State

Common Ground: 25th District hopefuls voice priorities

Six Republican candidates vying for an Assembly seat in the June 8 primary staked out common ground on guns, taxes and environmental policies at a forum Thursday night, distinguishing themselves in tone and priorities.

They're competing to succeed Assemblyman Tom Berryhill in the 25th Assembly District, which connects Modesto to Madera by way of four foothill counties.

All six candidates favor rolling back environmental regulations to encourage business growth, want to cut state spending instead of raising taxes, and oppose measures that would restrict gun rights.

Here's a look at how they presented themselves to an audience of about 100:

Tuolumne County Supervisor Teri Murrison avoided red-meat language, acknowledging that Democrats often are "well-meaning" in advocating for environmental protections.

She stressed that she wants to bring local government to the table in negotiating state regulations so communities can protect their own economies and values.

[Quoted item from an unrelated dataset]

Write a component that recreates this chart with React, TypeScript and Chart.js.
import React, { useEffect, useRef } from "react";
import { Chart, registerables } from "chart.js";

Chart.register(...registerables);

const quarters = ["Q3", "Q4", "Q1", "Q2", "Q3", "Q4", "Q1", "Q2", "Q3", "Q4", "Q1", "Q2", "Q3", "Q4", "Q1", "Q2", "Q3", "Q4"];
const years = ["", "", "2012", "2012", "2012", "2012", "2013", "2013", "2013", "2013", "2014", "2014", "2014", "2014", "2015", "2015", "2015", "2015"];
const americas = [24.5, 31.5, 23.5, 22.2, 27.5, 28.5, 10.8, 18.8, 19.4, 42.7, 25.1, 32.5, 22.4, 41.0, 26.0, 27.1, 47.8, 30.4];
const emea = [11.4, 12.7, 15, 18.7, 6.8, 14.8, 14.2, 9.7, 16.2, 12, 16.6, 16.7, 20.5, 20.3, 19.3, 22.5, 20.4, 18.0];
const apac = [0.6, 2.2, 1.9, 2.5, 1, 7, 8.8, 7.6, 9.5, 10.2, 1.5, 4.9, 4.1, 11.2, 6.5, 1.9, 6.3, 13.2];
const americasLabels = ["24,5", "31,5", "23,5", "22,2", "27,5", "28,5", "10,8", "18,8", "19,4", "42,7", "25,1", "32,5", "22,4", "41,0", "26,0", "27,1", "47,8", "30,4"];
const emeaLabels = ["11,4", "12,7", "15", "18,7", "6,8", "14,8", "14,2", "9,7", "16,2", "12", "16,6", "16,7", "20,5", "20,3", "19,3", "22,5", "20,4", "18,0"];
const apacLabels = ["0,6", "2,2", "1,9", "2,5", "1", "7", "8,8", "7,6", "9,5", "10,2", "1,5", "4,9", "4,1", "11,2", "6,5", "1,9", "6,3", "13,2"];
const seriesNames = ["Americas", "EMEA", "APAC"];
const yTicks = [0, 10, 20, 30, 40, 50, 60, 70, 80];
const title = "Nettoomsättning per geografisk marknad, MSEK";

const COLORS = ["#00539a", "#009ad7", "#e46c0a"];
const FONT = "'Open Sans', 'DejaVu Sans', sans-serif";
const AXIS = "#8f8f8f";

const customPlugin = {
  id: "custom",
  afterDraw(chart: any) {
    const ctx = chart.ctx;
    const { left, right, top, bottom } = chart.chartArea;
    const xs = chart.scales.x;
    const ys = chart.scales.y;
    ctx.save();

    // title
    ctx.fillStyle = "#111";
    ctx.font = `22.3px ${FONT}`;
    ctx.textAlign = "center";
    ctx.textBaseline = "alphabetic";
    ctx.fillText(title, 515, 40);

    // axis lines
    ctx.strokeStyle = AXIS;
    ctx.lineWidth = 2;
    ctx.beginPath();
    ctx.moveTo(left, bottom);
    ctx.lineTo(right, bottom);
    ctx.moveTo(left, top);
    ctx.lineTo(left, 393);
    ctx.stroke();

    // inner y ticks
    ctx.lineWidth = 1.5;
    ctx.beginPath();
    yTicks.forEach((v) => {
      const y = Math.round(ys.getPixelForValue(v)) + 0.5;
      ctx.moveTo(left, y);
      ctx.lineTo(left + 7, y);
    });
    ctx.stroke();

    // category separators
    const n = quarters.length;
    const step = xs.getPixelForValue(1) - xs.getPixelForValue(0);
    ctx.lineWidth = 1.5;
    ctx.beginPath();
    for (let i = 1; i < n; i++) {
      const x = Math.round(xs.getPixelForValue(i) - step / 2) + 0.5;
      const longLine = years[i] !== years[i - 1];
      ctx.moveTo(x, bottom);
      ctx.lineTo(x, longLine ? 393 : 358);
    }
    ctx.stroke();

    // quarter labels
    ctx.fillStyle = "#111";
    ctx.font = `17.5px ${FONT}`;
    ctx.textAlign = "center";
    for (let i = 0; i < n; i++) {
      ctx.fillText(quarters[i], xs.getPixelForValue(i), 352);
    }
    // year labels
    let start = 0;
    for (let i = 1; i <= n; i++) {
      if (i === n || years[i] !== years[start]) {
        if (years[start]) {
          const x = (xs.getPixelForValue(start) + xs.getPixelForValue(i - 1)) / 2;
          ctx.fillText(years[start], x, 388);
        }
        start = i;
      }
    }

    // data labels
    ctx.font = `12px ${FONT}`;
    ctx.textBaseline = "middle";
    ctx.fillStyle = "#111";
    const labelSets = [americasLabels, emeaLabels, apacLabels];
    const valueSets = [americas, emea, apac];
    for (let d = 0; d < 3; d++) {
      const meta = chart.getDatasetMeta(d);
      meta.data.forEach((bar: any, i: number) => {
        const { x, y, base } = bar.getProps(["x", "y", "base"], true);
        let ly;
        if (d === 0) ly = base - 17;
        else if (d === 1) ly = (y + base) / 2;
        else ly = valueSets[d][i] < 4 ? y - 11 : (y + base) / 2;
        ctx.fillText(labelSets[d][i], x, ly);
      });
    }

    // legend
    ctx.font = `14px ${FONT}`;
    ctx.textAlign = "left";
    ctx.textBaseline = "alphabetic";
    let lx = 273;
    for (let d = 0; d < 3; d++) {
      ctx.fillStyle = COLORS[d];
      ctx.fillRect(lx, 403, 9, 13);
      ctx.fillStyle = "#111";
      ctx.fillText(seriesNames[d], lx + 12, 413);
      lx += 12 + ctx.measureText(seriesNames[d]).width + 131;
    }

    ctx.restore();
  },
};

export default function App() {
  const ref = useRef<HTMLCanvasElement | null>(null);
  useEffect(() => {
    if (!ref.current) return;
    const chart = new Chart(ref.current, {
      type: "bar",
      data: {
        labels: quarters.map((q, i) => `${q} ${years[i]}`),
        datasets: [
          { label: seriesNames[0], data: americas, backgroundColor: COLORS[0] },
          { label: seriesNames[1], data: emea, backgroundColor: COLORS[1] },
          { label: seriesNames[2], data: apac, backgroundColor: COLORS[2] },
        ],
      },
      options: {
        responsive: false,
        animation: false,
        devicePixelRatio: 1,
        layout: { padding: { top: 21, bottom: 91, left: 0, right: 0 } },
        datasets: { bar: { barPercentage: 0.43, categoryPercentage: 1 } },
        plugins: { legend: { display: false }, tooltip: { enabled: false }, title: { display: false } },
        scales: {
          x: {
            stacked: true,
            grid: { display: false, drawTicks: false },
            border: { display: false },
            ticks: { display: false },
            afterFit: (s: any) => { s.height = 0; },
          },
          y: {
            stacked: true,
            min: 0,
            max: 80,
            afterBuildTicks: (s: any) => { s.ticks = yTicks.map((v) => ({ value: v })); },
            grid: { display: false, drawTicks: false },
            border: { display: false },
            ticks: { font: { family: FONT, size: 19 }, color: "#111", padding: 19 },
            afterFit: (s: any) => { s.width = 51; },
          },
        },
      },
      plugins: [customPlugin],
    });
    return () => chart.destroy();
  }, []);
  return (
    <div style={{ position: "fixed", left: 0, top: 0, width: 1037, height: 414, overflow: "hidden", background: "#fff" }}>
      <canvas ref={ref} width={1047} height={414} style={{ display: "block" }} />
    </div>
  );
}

Murrison struck a theme of wanting to restore opportunities to the Golden State by rethinking regulations and taxes she says drive away jobs.

"We have to stop this headlong rush to fiscal insanity," she said.

Former Modesto City Councilwoman Janice Keating declared herself a fighter who would go to Sacramento to "undo" regulation she says strangles private industry and local governments.

Her top target is AB 32, the state's landmark global warming law. It requires companies and local governments to slash carbon emissions, and it's a favored policy of Gov. Schwarzenegger and Democratic leaders.

"AB 32 has become a household name. It is killing California businesses; it is killing California pocketbooks," she said.

Former Turlock City Councilman Kurt Vander Weide described himself as a defender of constitutional rights who intends to roll back the reach of government in everyday life. He used the strongest language of the night, blaming the "rapacious left" for diminished freedom.

"California is one of the most heavily socialist states in the nation," he said. "The state is falling apart, and it's not because you're not being taxed enough."

Former Modesto City Councilman Bill Conrad said he wants to eliminate the state's income tax over time, and he stressed that his priority in Sacramento would be to spur private industry.

Conrad tended to put his remarks in a global context. He recently returned from two tours of duty with the Army in Afghanistan.

"Debt is a killer and we've got to stop it. If we lose California, we could lose the nation. The Soviet Union fell to debt and I think about that a lot," he said.

Riverbank City Councilman Jesse James White had some of the night's best quips. The 21-year-old played up his experience saying "no" to sewer rate hikes on the council, and hewed to the GOP platform.

"My name is Jesse James White and I'll stick to my guns so you can keep yours," he said, answering a question about a bill that would limit purchases of ammunition.

Modesto City Councilwoman Kristin Olsen characterized herself as a "true conservative" who would work across the aisle for results that reflect her values. She was the only candidate who said she opposes civil unions for gay couples; all six oppose same-sex marriage.

She said she wants to cut redundant programs and focus Sacramento on what she called the core government services of public safety, education and infrastructure.

"The state of California needs to learn to live within its means and get its hands out of our pocketbooks," she said.